Hi Seibert. Sorry for the late response. I was away over the weekend. Anyway, I added more error checking to my code and you were exactly right. The kernel was not launching due to an improperly defined grid / block size. My code was actually in such a bad state that I decided to start over with something similar but a little easier.
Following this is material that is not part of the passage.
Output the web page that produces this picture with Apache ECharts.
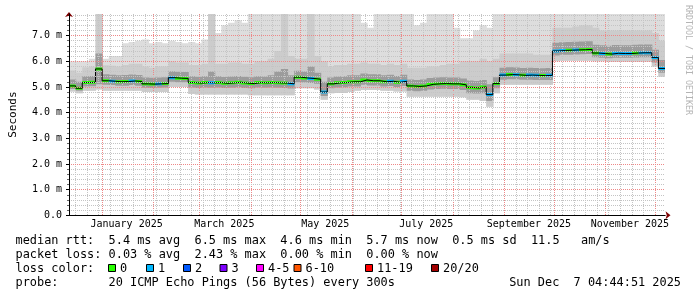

I was wondering if anyone can have a look at the code I’m currently working on and give me some tips. What I’m doing is adding up every value in a row of values in parallel using a parallel reduction algorithm. There are 1000 vectors each with 100 values to be added (for convenience I’ve simply made all of the values the same so that every vector, when added, should provide the same result). I get the correct values but the GPU implementation is about 20 times slower than the CPU version and I’m not really sure why. Originally I had loaded each vector into shared memory and each block would compute the result from that, but this quickly used up the shared memory and I received an error message about “too much shared data”. I gave up on that and just started using a device array called tuples to store all of the vectors but, as I said, the result of this technique is 20 times slower than with the CPU implementation. :-(

I’ve read everything I can from the documentation and listened to the lectures provided on the website, but I just can’t seem to get any CUDA programs to outperform their CPU counterparts. I would really appreciate any help that anyone can offer.

include <stdio.h>

include <stdlib.h>

include <time.h>

include <cutil_inline.h>

include <cutil.h>

include <math.h>

define MAX_BLOCK_SIZE 512 // Max threads per block

define NUM_VECTORS 10000

define UNPADDED_VECTOR_LENGTH 100 // No padding

define VECTOR_LENGTH 128 // With padding to ensure it is a multiple of 16

define BLOCK_SIZE (VECTOR_LENGTH)/2 // Make the block size half the length of a vector to facilitate reduction

// stores vectors to be reduced

device float tuples[VECTOR_LENGTH*NUM_VECTORS];

// Kernel

global void performCalculation(float *results)

{

int tx = threadIdx.x;

int ty = threadIdx.y;

int bx = blockIdx.x;

int by = blockIdx.y;

for(int stride = BLOCK_SIZE; stride > 0; stride >>= 1)

{

	__syncthreads();

	if(tx < stride)

	{

		tuples[by*VECTOR_LENGTH+tx] += tuples[by*VECTOR_LENGTH+tx+stride];

	}

}

__syncthreads();

results[by*VECTOR_LENGTH] = tuples[by*VECTOR_LENGTH];

}

float *golden_performCalculation(float *vectors)

{

float *result = (float*)calloc(VECTOR_LENGTH*NUM_VECTORS, sizeof(float));

for(int i = 0; i < NUM_VECTORS; i++)

{

	for(int j = 0; j < VECTOR_LENGTH; j++)

	{

		result[i] += vectors[i*VECTOR_LENGTH + j];

	}

}

return result;

}

int main(void)

{

unsigned int timer;

cutCreateTimer(&timer);

float *result = (float*)malloc(sizeof(float)*VECTOR_LENGTH*NUM_VECTORS);

float *devResult;

cudaMalloc((void**)&devResult, sizeof(float)*VECTOR_LENGTH*NUM_VECTORS);

float *comparison = (float*)malloc(sizeof(float)*VECTOR_LENGTH*NUM_VECTORS);

memset(comparison, 0, VECTOR_LENGTH*NUM_VECTORS);

for(int i = 0; i < NUM_VECTORS; i++)

{

	for(int j = 0; j < UNPADDED_VECTOR_LENGTH; j++)

	{

		comparison[i*VECTOR_LENGTH + j] = j;

	}

}

cutilSafeCall(cudaMemcpyToSymbol(tuples, comparison, sizeof(float)*VECTOR_LENGTH*NUM_VECTORS));

cutStartTimer(timer);

dim3 dimGrid(1, NUM_VECTORS);

dim3 dimBlock(BLOCK_SIZE, 1);

performCalculation<<<dimGrid, dimBlock>>>(devResult);

cudaMemcpy(result, devResult, sizeof(float)*VECTOR_LENGTH*NUM_VECTORS, cudaMemcpyDeviceToHost);

cutStopTimer(timer);

printf("\nGPU elapsed time was %f ms.\n", cutGetTimerValue(timer));

/* for(int i = 0; i < NUM_VECTORS; i++)

{

	printf("\ngpuResult[%d] = %f", i, result[i*VECTOR_LENGTH]);

}*/

cutResetTimer(timer);

cutStartTimer(timer);

float* cpuResult;

cpuResult = golden_performCalculation(comparison);

cutStopTimer(timer);

printf("\nCPU elapsed time was %f ms.\n", cutGetTimerValue(timer));

// Cleanup

free(result);

free(comparison);

cudaFree(devResult);

}

Edit: I forgot to mention, it seems that the majority of the slowness seems to be from the cudaMemcpy from the device to the host after the calculations have been performed. If I place the cutStartTimer and cutStopTimer statements around that single line of code it shows that it is taking almost a full 20ms by itself. :-o Am I doing something wrong or is it normal for it to be that slow?